# Traveling to Tampa



## Tdreabe (May 3, 2020)

Traveling to Bradenton area south of Tampa Bay. Wondering or hoping someone in the area know any lays outs ( public or private) that I could tour. To get ideas for my own lay out and to just visit.


----------



## Pete Thornton (Jan 2, 2008)

Check with the FGRS and ask for the latest Newsletter. The Newsletter editor is in North Point (just south of Bradenton) and is usually accommodating. Warning - his layout has a low tunnel that only allows 1/29th stuff to pass.
There's the “Sundance Central” Museum and Fine Scale Fn3
(G gauge) Layout in Odessa, FL.


----------



## Tdreabe (May 3, 2020)

Thanks a bunch for the lead Pete. I've already reached out to the FGRS. 
I flew down so I don't have anything of my own to run. Just interested in seeing what's out there.


----------



## Dan Pierce (Jan 2, 2008)

Disney has a G layout at the German pavillion and if you have the $$ you can visit the steam up at Disney in the early AM


----------



## Pete Thornton (Jan 2, 2008)

Dan Pierce said:


> Disney has a G layout


Orlando is a long way from Tampa, Dan. I was restricting my observations to a 2 hr radius.


----------



## Tdreabe (May 3, 2020)

Pete Thornton said:


> Orlando is a long way from Tampa, Dan. I was restricting my observations to a 2 hr radius.


Thanks Pete, this trip I'm interested in that radius. 

Dan, 
The information about Disney is great to have for a future trip 2-3 years from now when the kids (2 & 3) are old enough for that setting.


----------



## Bill C. (Jan 2, 2008)

Make sure to ride the Tampa-Ybor City line.


----------



## Tdreabe (May 3, 2020)

Bill C. said:


> View attachment 62875
> 
> 
> Make sure to ride the Tampa-Ybor City line.


Definitely!

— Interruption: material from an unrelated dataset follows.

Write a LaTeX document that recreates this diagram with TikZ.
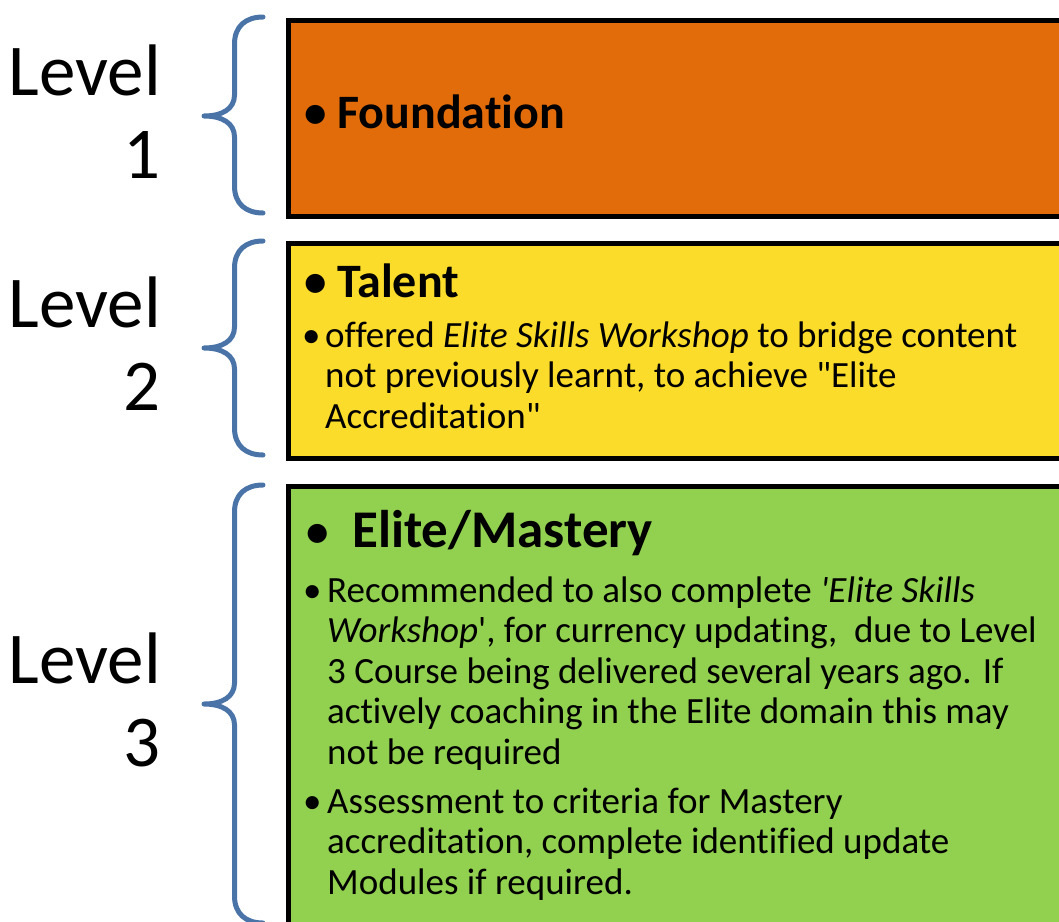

My son saw the Trolley bus on the island and said he wanted a ride, and my Mother in law wants to go shopping sometime this week. I think this is just the ticket.
Might be just enough for my train fix and cause my wife to roll her eyes at me, call my son and I nerds, and agree to tag along. I'll just keep riding the streetcar while they shop.


----------



## Dan Pierce (Jan 2, 2008)

For a 2 hour radius, it is extremely difficult to drive 1 hour West from Tampa. So, I believe Disney could be within a 2 hour drive!! 1 hour 22 minutes!!


----------



## Pete Thornton (Jan 2, 2008)

Dan Pierce said:


> For a 2 hour radius, it is extremely difficult to drive 1 hour West from Tampa. So, I believe Disney could be within a 2 hour drive!! 1 hour 22 minutes!!


Actually Dan you are right. Bradenton to Disneyworld is 1 hr 37 mins according to my maps. I forgot (a) Disney is sorta west of Orlando and (b) it's only 2 hrs from Sanford to Tampa when you get off the Autotrain.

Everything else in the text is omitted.